Although, I do disagree with a few sentiments in the CNN interview, namely placing the lion’s share of the blame on Carlos Burle in particular. “I feel like it’s Carlos’ responsibility to take care of her,” he said in the interview. “He’s just lucky that she didn’t drown.” My reaction to this is that Maya is lucky she didn’t drown, not Carlos. Either way, experience in places like Nazaré is nearly paramount – but the only way to get that experience is to try it. Laird’s issue is that she simply didn’t have the experience, and she was putting herself and others at risk just by being out there. “I think that if she could get the experience and the skills to not be a liability in the lineup, then I would, by all means, be supportive. But at this point, I’ve yet to see something that changes my mind.” He’s not apologetic about his comments. He said what he believed, and he stands by it. “I learned a long time ago that you can’t please everyone. As long as I try and tell the truth, as best as I know it, then I don’t have to look over my shoulder.”

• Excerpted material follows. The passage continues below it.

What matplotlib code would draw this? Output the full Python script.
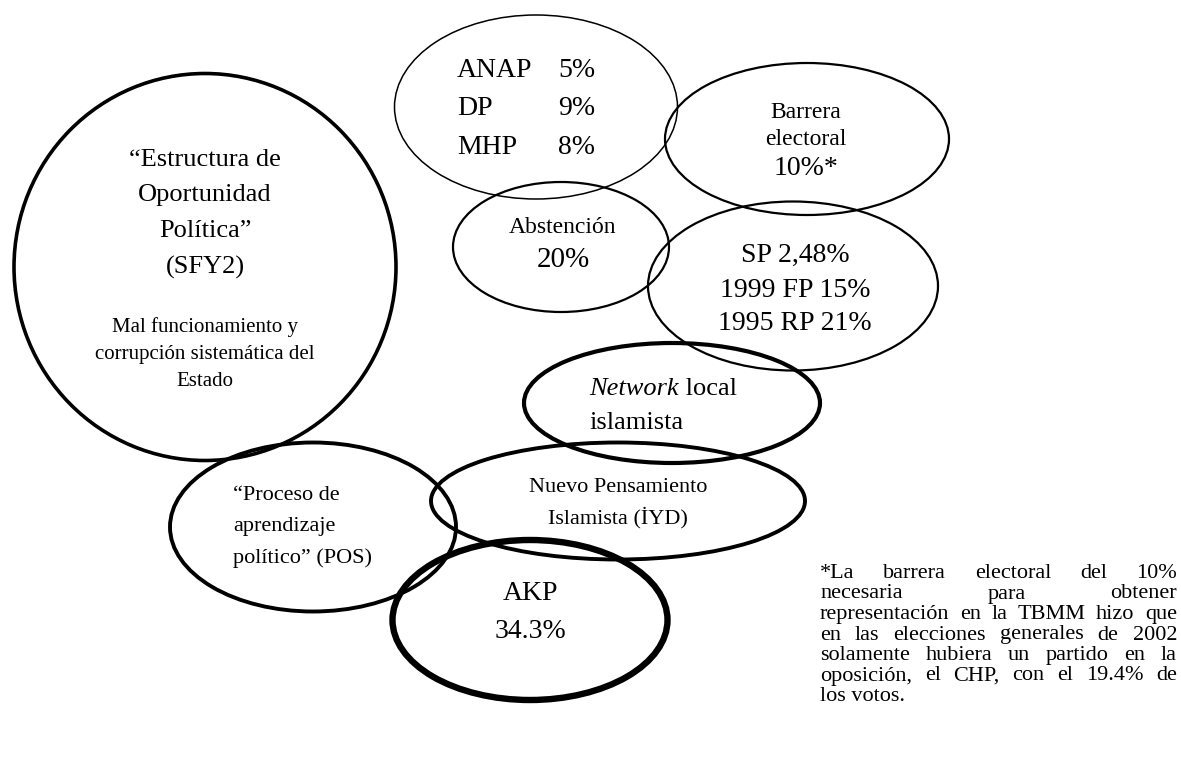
import matplotlib
matplotlib.use('Agg')
import matplotlib.pyplot as plt
from matplotlib.patches import Ellipse

# ellipses: centre x, centre y, width, height, line width (pixel space, y down)
ell_names = ['estructura', 'anap', 'barrera', 'abstencion', 'sp',
             'network', 'nuevo', 'proceso', 'akp']
ell_cx = [205, 536, 807, 561, 793, 672, 618, 313, 530]
ell_cy = [267, 107, 139, 247, 286, 403, 501, 527, 620]
ell_w = [382, 283, 284, 216, 290, 296, 374, 286, 275]
ell_h = [387, 184, 152, 130, 169, 120, 117, 169, 160]
ell_lw = [2.6, 1.1, 1.6, 1.6, 1.6, 3.0, 2.8, 2.8, 4.6]

# centred labels: x, y, text, size
lab_x = [205, 205, 205, 205, 205, 205, 205,
         806, 806, 806, 563, 563,
         795, 795, 795, 618, 618, 530, 530]
lab_y = [160, 195, 231, 267, 327, 354, 381,
         112, 139, 168, 227, 260,
         255, 290, 323, 487, 518, 594, 632]
lab_txt = ['\u201cEstructura de', 'Oportunidad', 'Pol\u00edtica\u201d', '(SFY2)',
           'Mal funcionamiento y', 'corrupci\u00f3n sistem\u00e1tica del', 'Estado',
           'Barrera', 'electoral', '10%*', 'Abstenci\u00f3n', '20%',
           'SP 2,48%', '1999 FP 15%', '1995 RP 21%',
           'Nuevo Pensamiento', 'Islamista (\u0130YD)', 'AKP', '34.3%']
lab_size = [19, 19, 19, 19, 15, 15, 15,
            17, 17, 20, 17, 21,
            20, 20, 20, 16, 16, 20, 20]

# ANAP / DP / MHP table
parties = ['ANAP', 'DP', 'MHP']
votes = ['5%', '9%', '8%']
party_y = [70, 108, 147]

proceso_lines = ['\u201cProceso de', 'aprendizaje', 'pol\u00edtico\u201d (POS)']
proceso_y = [495, 527, 558]

note_lines = ['*La barrera electoral del 10%',
              'necesaria para obtener',
              'representaci\u00f3n en la TBMM hizo que',
              'en las elecciones generales de 2002',
              'solamente hubiera un partido en la',
              'oposici\u00f3n, el CHP, con el 19.4% de',
              'los votos.']

serif = 'Liberation Serif'
W, H = 1181, 765
fig = plt.figure(figsize=(W / 100, H / 100), dpi=100)
ax = fig.add_axes([0, 0, 1, 1])
ax.set_xlim(0, W)
ax.set_ylim(H, 0)
ax.axis('off')

for cx, cy, w, h, lw in zip(ell_cx, ell_cy, ell_w, ell_h, ell_lw):
    ax.add_patch(Ellipse((cx, cy), w, h, fill=False, ec='black', lw=lw))

for x, y, t, s in zip(lab_x, lab_y, lab_txt, lab_size):
    ax.text(x, y, t, ha='center', va='center', fontsize=s, family=serif)

for p, v, y in zip(parties, votes, party_y):
    ax.text(457, y, p, ha='left', va='center', fontsize=20, family=serif)
    ax.text(558, y, v, ha='left', va='center', fontsize=20, family=serif)

for t, y in zip(proceso_lines, proceso_y):
    ax.text(233, y, t, ha='left', va='center', fontsize=16, family=serif)

rend = fig.canvas.get_renderer()


def width_px(t):
    bb = t.get_window_extent(renderer=rend)
    return bb.width


# "Network local" with italic first word
t1 = ax.text(589, 395, 'Network', ha='left', va='baseline', fontsize=19,
             family=serif, style='italic')
ax.text(589 + width_px(t1), 395, ' local', ha='left', va='baseline',
        fontsize=19, family=serif)
ax.text(589, 423, 'islamista', ha='left', va='center', fontsize=19, family=serif)

# justified footnote, words on a common baseline
left, right = 820, 1177
note_size = 16
for i, line in enumerate(note_lines):
    y = 578 + i * 20.5
    words = line.split(' ')
    if i == len(note_lines) - 1:
        ax.text(left, y, line, ha='left', va='baseline', fontsize=note_size,
                family=serif)
        continue
    objs = [ax.text(0, y, wd, ha='left', va='baseline', fontsize=note_size,
                    family=serif) for wd in words]
    widths = [width_px(o) for o in objs]
    gap = (right - left - sum(widths)) / (len(words) - 1)
    x = left
    for o, wdt in zip(objs, widths):
        o.set_x(x)
        x += wdt + gap

fig.savefig('out.png', dpi=100)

In the end, Laird is just a man that loves to surf. He loves the ocean and has managed to build a successful career out of doing things he’d be doing whether or not he was getting paid to do them. Innovation has been one of the cornerstones of his success, and when an outspoken person is put in the public eye, there will be those that disagree with his sentiments. But he’s not fazed by it. He just wants to keep on doing what he’s doing: pushing his own limits, trying new things, and having as much fun as he can. “When you’ve been surfing for 45 years, and you can do something that you’ve never done,” he says, “I think that’s a pretty great thing.”